The ECB is widely expected to keep interest rates on hold, but investors wait to hear what President Mario Draghi will say amid political jitters in Spain and Italy and the euro's sharp rise recently.
Tokyo stocks fell sharply on profit taking after the Nikkei index jumped 3.8 percent to a 52-month high on Wednesday. Weak earnings from heavyweights Nikon and Yamaha also dented investor sentiment, dragging the benchmark index down 0.9 percent, while the broader Topix index closed up 0.04 percent. Nikon plunged 19 percent and Yamaha shares tumbled nearly 16 percent after both companies slashed their full fiscal year operating profit forecasts. Nikon rival Canon, which reported a slight decline in fourth-quarter profit last week, fell 3.1 percent.

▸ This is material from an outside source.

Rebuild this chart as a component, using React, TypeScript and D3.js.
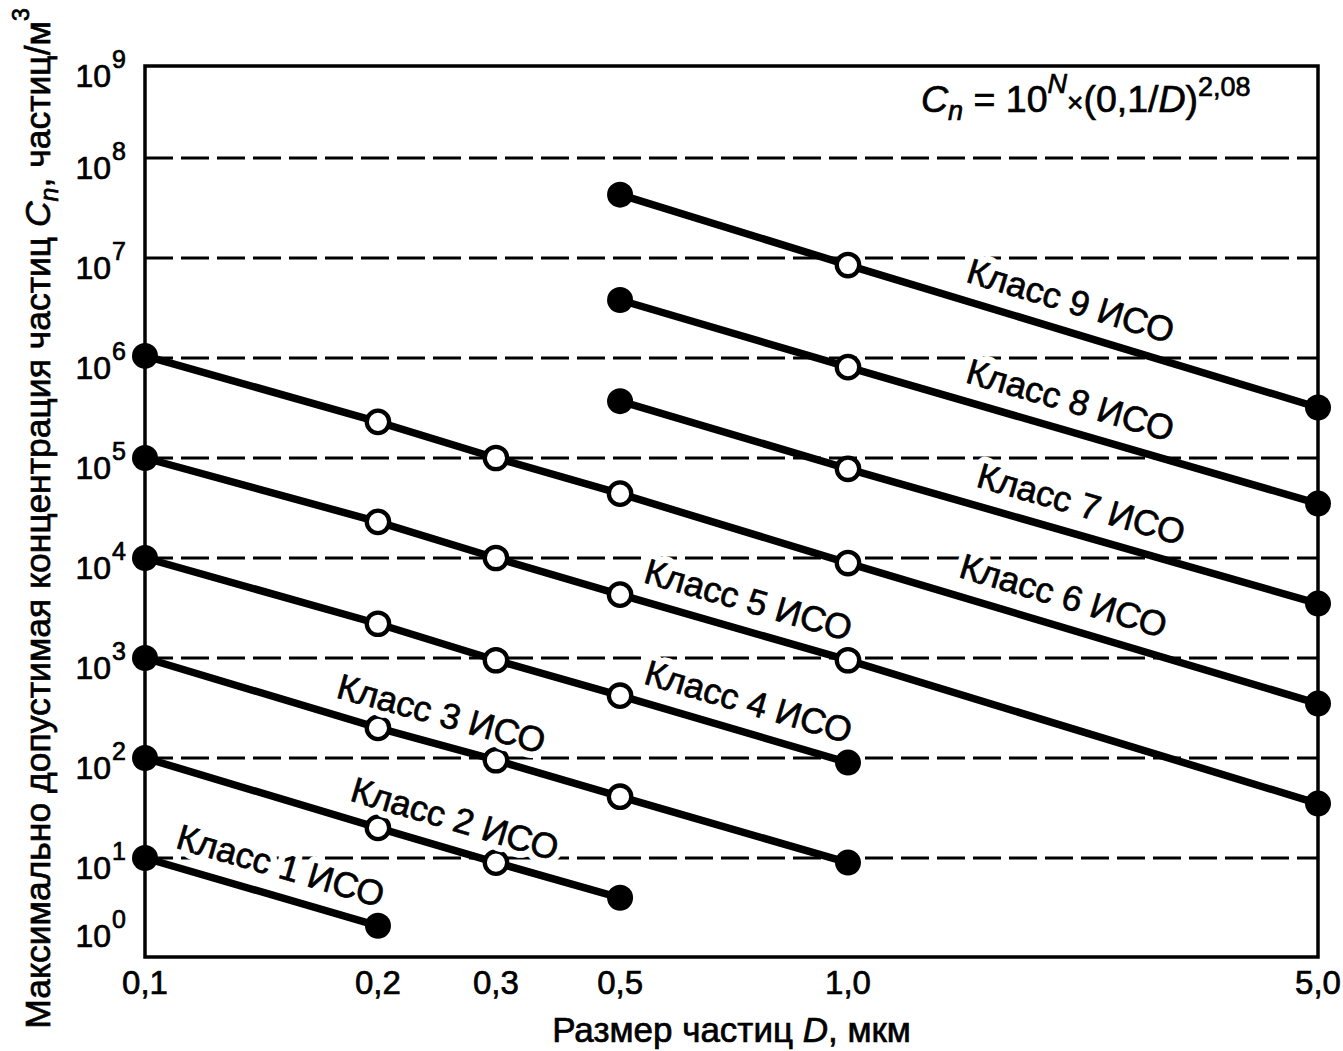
import React from "react";
import * as d3 from "d3";

// ---- data ----
const particleSizes = [0.1, 0.2, 0.3, 0.5, 1.0, 5.0];
const particleSizeLabels = ["0,1", "0,2", "0,3", "0,5", "1,0", "5,0"];
const decadeExponents = [0, 1, 2, 3, 4, 5, 6, 7, 8, 9];
const gridExponents = [1, 2, 3, 4, 5, 6, 7, 8];

const class1Sizes = [0.1, 0.2];
const class1Values = [10, 2.1];
const class2Sizes = [0.1, 0.2, 0.3, 0.5];
const class2Values = [100, 20, 9, 4];
const class3Sizes = [0.1, 0.2, 0.3, 0.5, 1.0];
const class3Values = [1000, 200, 95, 41, 9];
const class4Sizes = [0.1, 0.2, 0.3, 0.5, 1.0];
const class4Values = [10000, 2200, 950, 420, 90];
const class5Sizes = [0.1, 0.2, 0.3, 0.5, 1.0, 5.0];
const class5Values = [100000, 23000, 10000, 4300, 950, 35];
const class6Sizes = [0.1, 0.2, 0.3, 0.5, 1.0, 5.0];
const class6Values = [1050000, 230000, 100000, 44000, 8900, 350];
const class7Sizes = [0.5, 1.0, 5.0];
const class7Values = [370000, 78000, 3500];
const class8Sizes = [0.5, 1.0, 5.0];
const class8Values = [3800000, 810000, 35000];
const class9Sizes = [0.5, 1.0, 5.0];
const class9Values = [43000000, 8500000, 320000];

const classNames = [
  "Класс 1 ИСО",
  "Класс 2 ИСО",
  "Класс 3 ИСО",
  "Класс 4 ИСО",
  "Класс 5 ИСО",
  "Класс 6 ИСО",
  "Класс 7 ИСО",
  "Класс 8 ИСО",
  "Класс 9 ИСО",
];
// particle size (x value) at which each class label is centred
const classLabelSizes = [0.146, 0.253, 0.242, 0.72, 0.72, 2.03, 2.16, 2.08, 2.08];

const classSizes = [class1Sizes, class2Sizes, class3Sizes, class4Sizes, class5Sizes, class6Sizes, class7Sizes, class8Sizes, class9Sizes];
const classValues = [class1Values, class2Values, class3Values, class4Values, class5Values, class6Values, class7Values, class8Values, class9Values];

const FONT = "'Liberation Sans', Arial, Helvetica, sans-serif";

export default function App() {
  const W = 1343;
  const H = 1051;
  const left = 145;
  const right = 1318;
  const top = 66;
  const bottom = 957;
  const xFractions = [0, 0.1986, 0.2992, 0.405, 0.5993, 1];

  const x = d3
    .scaleLog()
    .domain(particleSizes)
    .range(xFractions.map((f) => left + f * (right - left)));
  const y = d3.scaleLog().domain([1, 1e9]).range([bottom + 1, top - 8]);

  const series = classNames.map((name, i) => ({
    name,
    points: classSizes[i].map((d, j) => ({ d, v: classValues[i][j] })),
    labelAt: classLabelSizes[i],
  }));

  const line = d3
    .line<{ d: number; v: number }>()
    .x((p) => x(p.d))
    .y((p) => y(p.v));

  const labelOffset = 31;

  const labelPlacement = (s: (typeof series)[number]) => {
    const px = x(s.labelAt);
    const pts = s.points.map((p) => [x(p.d), y(p.v)]);
    let i = 0;
    while (i < pts.length - 2 && pts[i + 1][0] < px) i++;
    const [x0, y0] = pts[i];
    const [x1, y1] = pts[i + 1];
    const t = (px - x0) / (x1 - x0);
    const py = y0 + t * (y1 - y0);
    const a = Math.atan2(y1 - y0, x1 - x0);
    return {
      cx: px + labelOffset * Math.sin(a),
      cy: py - labelOffset * Math.cos(a),
      deg: (a * 180) / Math.PI,
    };
  };

  const yLabelBaseline = (e: number) =>
    Math.min(Math.max(y(Math.pow(10, e)) + 21, top + 21), bottom - 10);

  const ink = { fill: "#000", stroke: "#000", strokeWidth: 0.7 };

  return (
    <svg
      width={W}
      height={H}
      style={{ position: "absolute", left: 0, top: 0, background: "#fff" }}
      fontFamily={FONT}
    >
      <rect x={0} y={0} width={W} height={H} fill="#fff" />

      {/* dashed grid lines */}
      {gridExponents.map((e) => (
        <line
          key={"g" + e}
          x1={left}
          x2={right}
          y1={y(Math.pow(10, e))}
          y2={y(Math.pow(10, e))}
          stroke="#000"
          strokeWidth={3}
          strokeDasharray="28 8"
        />
      ))}

      {/* frame */}
      <rect x={left} y={top} width={right - left} height={bottom - top} fill="none" stroke="#000" strokeWidth={3.5} />

      {/* class lines */}
      {series.map((s) => (
        <path key={"l" + s.name} d={line(s.points) || ""} fill="none" stroke="#000" strokeWidth={7.5} />
      ))}

      {/* markers */}
      {series.map((s) =>
        s.points.map((p, j) => {
          const filled = j === 0 || j === s.points.length - 1;
          return filled ? (
            <circle key={s.name + "m" + j} cx={x(p.d)} cy={y(p.v)} r={13} fill="#000" />
          ) : (
            <circle
              key={s.name + "m" + j}
              cx={x(p.d)}
              cy={y(p.v)}
              r={11.2}
              fill="#fff"
              stroke="#000"
              strokeWidth={4.3}
            />
          );
        })
      )}

      {/* class labels: white halo layer, then ink layer */}
      {series.map((s) => {
        const pl = labelPlacement(s);
        const tr = `translate(${pl.cx},${pl.cy}) rotate(${pl.deg})`;
        return (
          <g key={"t" + s.name}>
            <text
              transform={tr}
              textAnchor="middle"
              dy="0.36em"
              fontSize={35.5}
              fill="#fff"
              stroke="#fff"
              strokeWidth={14}
              strokeLinejoin="round"
            >
              {s.name}
            </text>
            <text transform={tr} textAnchor="middle" dy="0.36em" fontSize={35.5} {...ink}>
              {s.name}
            </text>
          </g>
        );
      })}

      {/* x tick labels */}
      {particleSizes.map((d, i) => (
        <text key={"xt" + d} x={x(d)} y={994} textAnchor="middle" fontSize={33} {...ink}>
          {particleSizeLabels[i]}
        </text>
      ))}

      {/* y tick labels */}
      {decadeExponents.map((e) => {
        const by = yLabelBaseline(e);
        return (
          <g key={"yt" + e}>
            <text x={left - 34} y={by} textAnchor="end" fontSize={32} {...ink}>
              10
            </text>
            <text x={left - 33} y={by - 19} textAnchor="start" fontSize={25} {...ink}>
              {e}
            </text>
          </g>
        );
      })}

      {/* formula */}
      <text x={921} y={112} fontSize={37.5} {...ink}>
        <tspan fontStyle="italic">C</tspan>
        <tspan fontStyle="italic" fontSize={27} dy={8}>n</tspan>
        <tspan dy={-8}>{" = 10"}</tspan>
        <tspan fontStyle="italic" fontSize={27} dy={-19}>N</tspan>
        <tspan dy={19} fontSize={28}>×</tspan>
        <tspan>(0,1/</tspan>
        <tspan fontStyle="italic">D</tspan>
        <tspan>)</tspan>
        <tspan fontSize={27} dy={-16}>2,08</tspan>
      </text>

      {/* x axis title */}
      <text x={(left + right) / 2} y={1042} textAnchor="middle" fontSize={35} {...ink}>
        {"Размер частиц "}
        <tspan fontStyle="italic">D</tspan>
        {", мкм"}
      </text>

      {/* y axis title */}
      <text transform={`translate(50,${(top + bottom) / 2 + 7}) rotate(-90)`} textAnchor="middle" fontSize={35.5} {...ink}>
        {"Максимально допустимая концентрация частиц "}
        <tspan fontStyle="italic">C</tspan>
        <tspan fontStyle="italic" fontSize={25} dy={8}>n</tspan>
        <tspan dy={-8}>, частиц/м</tspan>
        <tspan fontSize={23} dy={-21}>3</tspan>
      </text>
    </svg>
  );
}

Among the prominent gainers, Mazda Motor soared 12 percent after the company more than doubled its full-year profit forecast, citing a weaker yen and cost reductions. Nippon Paper rallied 13.5 percent and Mitsui Fudosan added 3 percent on robust earnings. Financials Mizuho Financial Group and Nomura Holdings rose 3-4 percent on hopes the new BOJ governor will embark on aggressive easing.
China's Shanghai Composite index fell 0.7 percent on profit taking after gaining more than 20 percent since December. Meanwhile, China's central bank signaled that it would pay special attention to inflation, as it sees rising risks to domestic prices from global liquidity and labor shortage. An economic recovery together with demand growth as well as surging capital inflows will raise consumer prices in a faster manner, the central bank noted in its fourth-quarter monetary policy report.
Hong Kong's Hang Seng index edged down 0.3 percent as investors cut their positions ahead of the long Chinese Lunar Year Holiday next week.
Australian shares rose after National Australia Bank reported higher earnings and employment data failed to signal improvement, boosting the prospects of further interest rate cuts next month. The benchmark S&P/ASX 200 and the broader All Ordinaries index rose about 0.3 percent each. NAB rallied 1.9 percent after it reported a 4 percent rise in first-quarter cash earnings on the back of rising revenues and lower charges for bad debts. ANZ added 1.8 percent and Commonwealth edged up 0.1 percent, but Westpac shed 0.6 percent.
Global miner BHP Billiton added 0.4 percent, Rio Tinto advanced 0.9 percent and smaller rival Fortescue Metals Group rallied 1.5 percent. Telstra rose 1.3 percent after the nation's largest phone company reported higher earnings and said it was on track to meet its full-year growth targets. Rupert Murdoch's media firm News Corp. tumbled 3.2 percent after cutting its forecast for annual profit.
Australia's jobless rate held steady at 5.4 percent in January, data released by the Australian Bureau of Statistics revealed, defying expectations of a small rise to 5.5 percent. However, the participation rate missed forecasts and the number of full-time jobs declined by 9,800, boosting scope for an interest rate cut. A separate survey showed continued contraction in the construction sector in January.
Seoul shares fell for a sixth consecutive session, with the prolonged currency volatility and downbeat retail sales data weighing on sentiment. The benchmark Kospi average slid 0.2 percent to a two-and-a-half month low in relatively light trading. State-run electric utility KEPCO tumbled 3.5 percent, while tech shares LG Display and LG Electronics rose half a percent and 2 percent, respectively.
New Zealand shares fell as trading resumed following the Waitangi Day holiday. The benchmark NZX-50 eased 0.4 percent. Heavyweight Telecom declined 2.1 percent on concerns the stock is trading in overbought territory. Fletcher Building, the nation's largest construction company, shed 0.8 percent, while clothing retailer Pumpkin Patch and cloud-based accounting software firm Xero fell about 3 percent each.
Xero said that it added more than 23,000 customers to its client list since December and is on track to double last year's $19.3 million in annual revenue. In economic news, government data showed that the nation's unemployment rate slipped to 6.9 percent in the fourth quarter from a 13-year high, due to the decline in the labor force participation rate.
Elsewhere, the Taiwan stock market was closed through February 18 for the Lunar New Year holidays. India's benchmark Sensex was down half a percent and Singapore's Straits Times index shed 0.6 percent, while Indonesia's Jakarta Composite index was up 0.1 percent and Malaysia's KLSE Composite index rose 0.3 percent.
U.S. stocks ended a lackluster session on a flat note overnight, as traders seemed reluctant to make any significant moves following recent run-up and amid a lack of major U.S. economic data. Corporate earnings beat analysts' estimates, helping limit the downside to some extent. The Dow and the S&P 500 inched up marginally, but the tech-heavy Nasdaq edged down 0.1 percent.